If this country is exclusive, as some would have it, and there are many ways to define exclusivity, we can define exclusivity by color, which we have traditionally done. We can define exclusivity by income. I would say many of us, not all of us, have good incomes, or with husbands and wives we struggle and make good incomes, we could define it that way. Property ownership - I don’t care how you define it, but the important thing here is that we need to really find a common denominator to accept all of us in this tent that we’re under. Muslims, different denominations of Muslims. I’m not Muslim. I have the most screwed up family that you would ever want to have in your life, I really do. Unfortunately they all have since passed. My sister was Jewish, [the] sister that brought me along was Jewish. My younger sister who died in this building was Muslim. I was raised as a Roman Catholic. My mother was raised as a Baptist. Whoa! Hello! Does that set you on fire?
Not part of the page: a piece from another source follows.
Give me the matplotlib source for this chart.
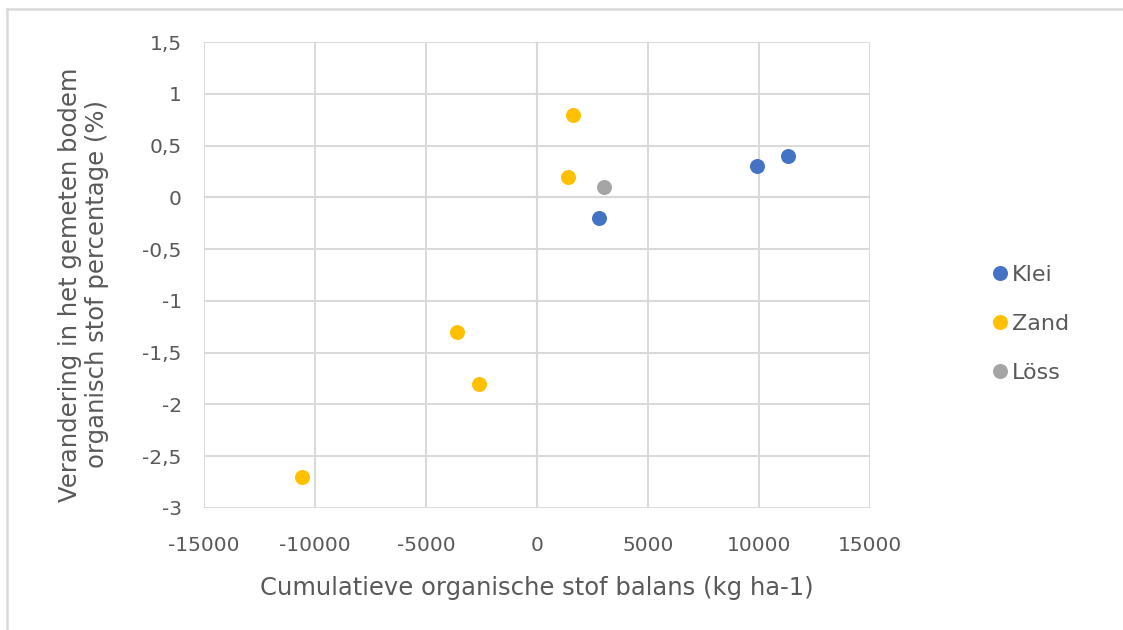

More seriously, I can talk from different perspectives, and we can answer specific questions about the building. The fact that this building has come as far as it has come is a testament of God’s love, God’s love? I don’t know. The intelligence, ambition, I don’t know. This building has been a cornerstone in this man’s life, this man’s life, that lady’s life, this lady’s life, that woman’s life, this man’s life, my life, and some others, Robin, Robin’s mother, other people.